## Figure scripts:

* * * * *

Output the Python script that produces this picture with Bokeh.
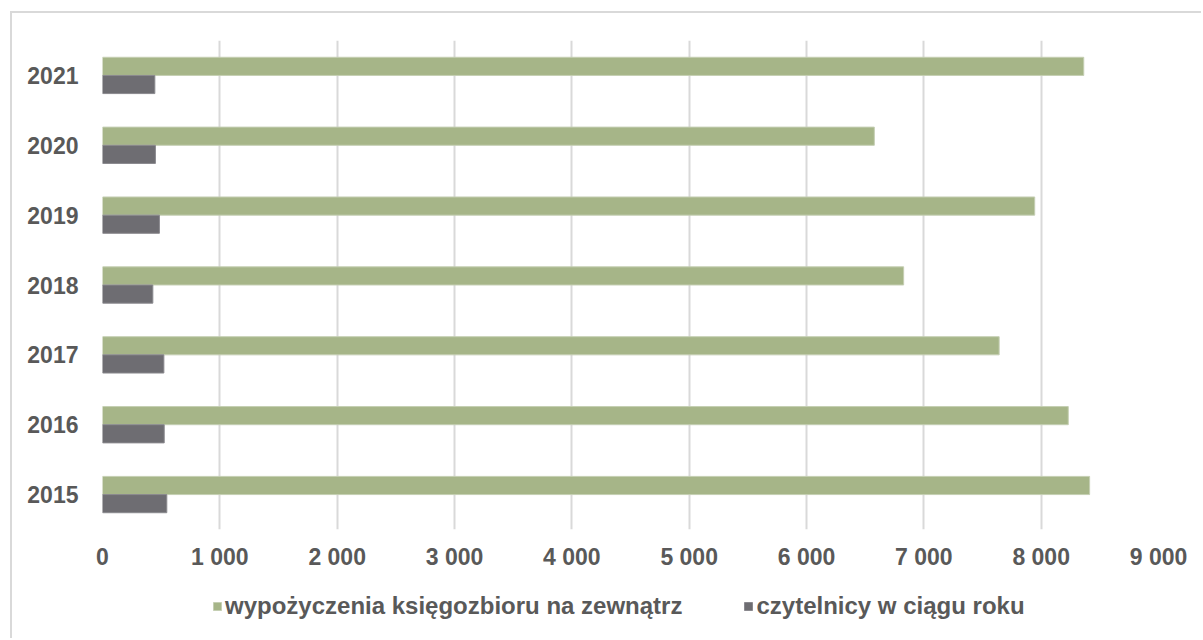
from bokeh.plotting import figure
from bokeh.layouts import column
from bokeh.models import FactorRange, Range1d, FixedTicker, Legend, LegendItem, ColumnDataSource
from bokeh.transform import dodge
from bokeh.embed import file_html
from bokeh.resources import INLINE

years = ["2015", "2016", "2017", "2018", "2019", "2020", "2021"]
wypozyczenia = [8413, 8231, 7642, 6828, 7945, 6578, 8363]
czytelnicy = [548, 526, 523, 429, 485, 451, 446]
x_ticks = [0, 1000, 2000, 3000, 4000, 5000, 6000, 7000, 8000, 9000]
x_labels = ["0", "1 000", "2 000", "3 000", "4 000", "5 000", "6 000", "7 000", "8 000", "9 000"]
series_names = ["wypożyczenia księgozbioru na zewnątrz", "czytelnicy w ciągu roku"]

GREEN = "#a6b588"
GRAY = "#6e6d72"
GREEN_EDGE = "#c5cfb3"
GRAY_EDGE = "#8a898e"
TXT = "#595959"
FONT = "Liberation Sans"
FS = "23px"
BORDER = "2px solid #d9d9d9"

# main chart
p = figure(width=1191, height=561, output_backend="svg", toolbar_location=None,
           y_range=FactorRange(*years, range_padding=0), x_range=Range1d(0, 9000),
           min_border_left=90, min_border_right=45, min_border_top=27, min_border_bottom=45)
p.margin = (11, 0, 0, 10)
p.outline_line_color = None
p.styles = {"border-top": BORDER, "border-left": BORDER}

src = dict(year=years, w=wypozyczenia, c=czytelnicy)
p.hbar(y=dodge("year", 0.13, range=p.y_range), right="w", left=0, height=0.26,
       source=src, fill_color=GREEN, line_color=GREEN_EDGE, line_width=1)
p.hbar(y=dodge("year", -0.13, range=p.y_range), right="c", left=0, height=0.26,
       source=src, fill_color=GRAY, line_color=GRAY_EDGE, line_width=1)

p.xaxis.ticker = FixedTicker(ticks=x_ticks)
p.xaxis.major_label_overrides = {t: l for t, l in zip(x_ticks, x_labels)}
for ax in (p.xaxis[0], p.yaxis[0]):
    ax.axis_line_color = None
    ax.major_tick_line_color = None
    ax.minor_tick_line_color = None
    ax.major_label_text_font = FONT
    ax.major_label_text_font_style = "bold"
    ax.major_label_text_font_size = FS
    ax.major_label_text_color = TXT
p.xaxis.major_label_standoff = 8
p.yaxis.major_label_standoff = 18

p.xgrid.grid_line_color = "#d9d9d9"
p.xgrid.grid_line_width = 2
p.ygrid.grid_line_color = None

# legend strip below the chart (swatch renderers sit outside the visible range)
lg = figure(width=1191, height=66, output_backend="svg", toolbar_location=None,
            x_axis_type=None, y_axis_type=None,
            x_range=Range1d(0, 1), y_range=Range1d(0, 1),
            min_border_left=0, min_border_right=0, min_border_top=0, min_border_bottom=0)
lg.margin = (0, 0, 0, 10)
lg.outline_line_color = None
lg.grid.grid_line_color = None
lg.styles = {"border-left": BORDER}
swatch = ColumnDataSource(dict(y=[-10], right=[0]))
g1 = lg.hbar(y="y", right="right", height=0.1, source=swatch,
             fill_color=GREEN, line_color=GREEN_EDGE)
g2 = lg.hbar(y="y", right="right", height=0.1, source=swatch,
             fill_color=GRAY, line_color=GRAY_EDGE)

legend = Legend(items=[LegendItem(label=series_names[0], renderers=[g1]),
                       LegendItem(label=series_names[1], renderers=[g2])],
                orientation="horizontal", location=(110, 18),
                glyph_width=10, glyph_height=10, label_standoff=3, spacing=61,
                padding=0, margin=0, border_line_color=None, background_fill_alpha=0,
                label_text_font=FONT, label_text_font_style="bold",
                label_text_font_size="24px", label_text_color=TXT)
lg.add_layout(legend, "center")

layout = column(p, lg, spacing=0)
open("out.html", "w").write(file_html(layout, INLINE))
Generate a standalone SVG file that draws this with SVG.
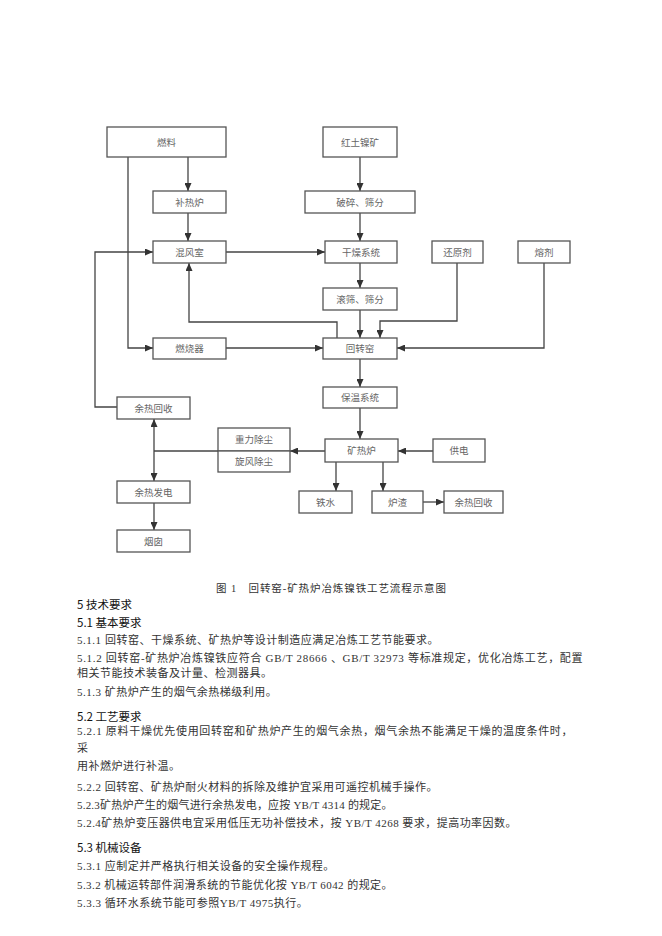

* * * * *

## SET EXERCISE:
Leave out the pictures and copy every record above exactly.

## SOLUTION:
Output the Python script that produces this picture with Bokeh.
from bokeh.plotting import figure
from bokeh.layouts import column
from bokeh.models import FactorRange, Range1d, FixedTicker, Legend, LegendItem, ColumnDataSource
from bokeh.transform import dodge
from bokeh.embed import file_html
from bokeh.resources import INLINE

years = ["2015", "2016", "2017", "2018", "2019", "2020", "2021"]
wypozyczenia = [8413, 8231, 7642, 6828, 7945, 6578, 8363]
czytelnicy = [548, 526, 523, 429, 485, 451, 446]
x_ticks = [0, 1000, 2000, 3000, 4000, 5000, 6000, 7000, 8000, 9000]
x_labels = ["0", "1 000", "2 000", "3 000", "4 000", "5 000", "6 000", "7 000", "8 000", "9 000"]
series_names = ["wypożyczenia księgozbioru na zewnątrz", "czytelnicy w ciągu roku"]

GREEN = "#a6b588"
GRAY = "#6e6d72"
GREEN_EDGE = "#c5cfb3"
GRAY_EDGE = "#8a898e"
TXT = "#595959"
FONT = "Liberation Sans"
FS = "23px"
BORDER = "2px solid #d9d9d9"

# main chart
p = figure(width=1191, height=561, output_backend="svg", toolbar_location=None,
           y_range=FactorRange(*years, range_padding=0), x_range=Range1d(0, 9000),
           min_border_left=90, min_border_right=45, min_border_top=27, min_border_bottom=45)
p.margin = (11, 0, 0, 10)
p.outline_line_color = None
p.styles = {"border-top": BORDER, "border-left": BORDER}

src = dict(year=years, w=wypozyczenia, c=czytelnicy)
p.hbar(y=dodge("year", 0.13, range=p.y_range), right="w", left=0, height=0.26,
       source=src, fill_color=GREEN, line_color=GREEN_EDGE, line_width=1)
p.hbar(y=dodge("year", -0.13, range=p.y_range), right="c", left=0, height=0.26,
       source=src, fill_color=GRAY, line_color=GRAY_EDGE, line_width=1)

p.xaxis.ticker = FixedTicker(ticks=x_ticks)
p.xaxis.major_label_overrides = {t: l for t, l in zip(x_ticks, x_labels)}
for ax in (p.xaxis[0], p.yaxis[0]):
    ax.axis_line_color = None
    ax.major_tick_line_color = None
    ax.minor_tick_line_color = None
    ax.major_label_text_font = FONT
    ax.major_label_text_font_style = "bold"
    ax.major_label_text_font_size = FS
    ax.major_label_text_color = TXT
p.xaxis.major_label_standoff = 8
p.yaxis.major_label_standoff = 18

p.xgrid.grid_line_color = "#d9d9d9"
p.xgrid.grid_line_width = 2
p.ygrid.grid_line_color = None

# legend strip below the chart (swatch renderers sit outside the visible range)
lg = figure(width=1191, height=66, output_backend="svg", toolbar_location=None,
            x_axis_type=None, y_axis_type=None,
            x_range=Range1d(0, 1), y_range=Range1d(0, 1),
            min_border_left=0, min_border_right=0, min_border_top=0, min_border_bottom=0)
lg.margin = (0, 0, 0, 10)
lg.outline_line_color = None
lg.grid.grid_line_color = None
lg.styles = {"border-left": BORDER}
swatch = ColumnDataSource(dict(y=[-10], right=[0]))
g1 = lg.hbar(y="y", right="right", height=0.1, source=swatch,
             fill_color=GREEN, line_color=GREEN_EDGE)
g2 = lg.hbar(y="y", right="right", height=0.1, source=swatch,
             fill_color=GRAY, line_color=GRAY_EDGE)

legend = Legend(items=[LegendItem(label=series_names[0], renderers=[g1]),
                       LegendItem(label=series_names[1], renderers=[g2])],
                orientation="horizontal", location=(110, 18),
                glyph_width=10, glyph_height=10, label_standoff=3, spacing=61,
                padding=0, margin=0, border_line_color=None, background_fill_alpha=0,
                label_text_font=FONT, label_text_font_style="bold",
                label_text_font_size="24px", label_text_color=TXT)
lg.add_layout(legend, "center")

layout = column(p, lg, spacing=0)
open("out.html", "w").write(file_html(layout, INLINE))
Generate a standalone SVG file that draws this with SVG.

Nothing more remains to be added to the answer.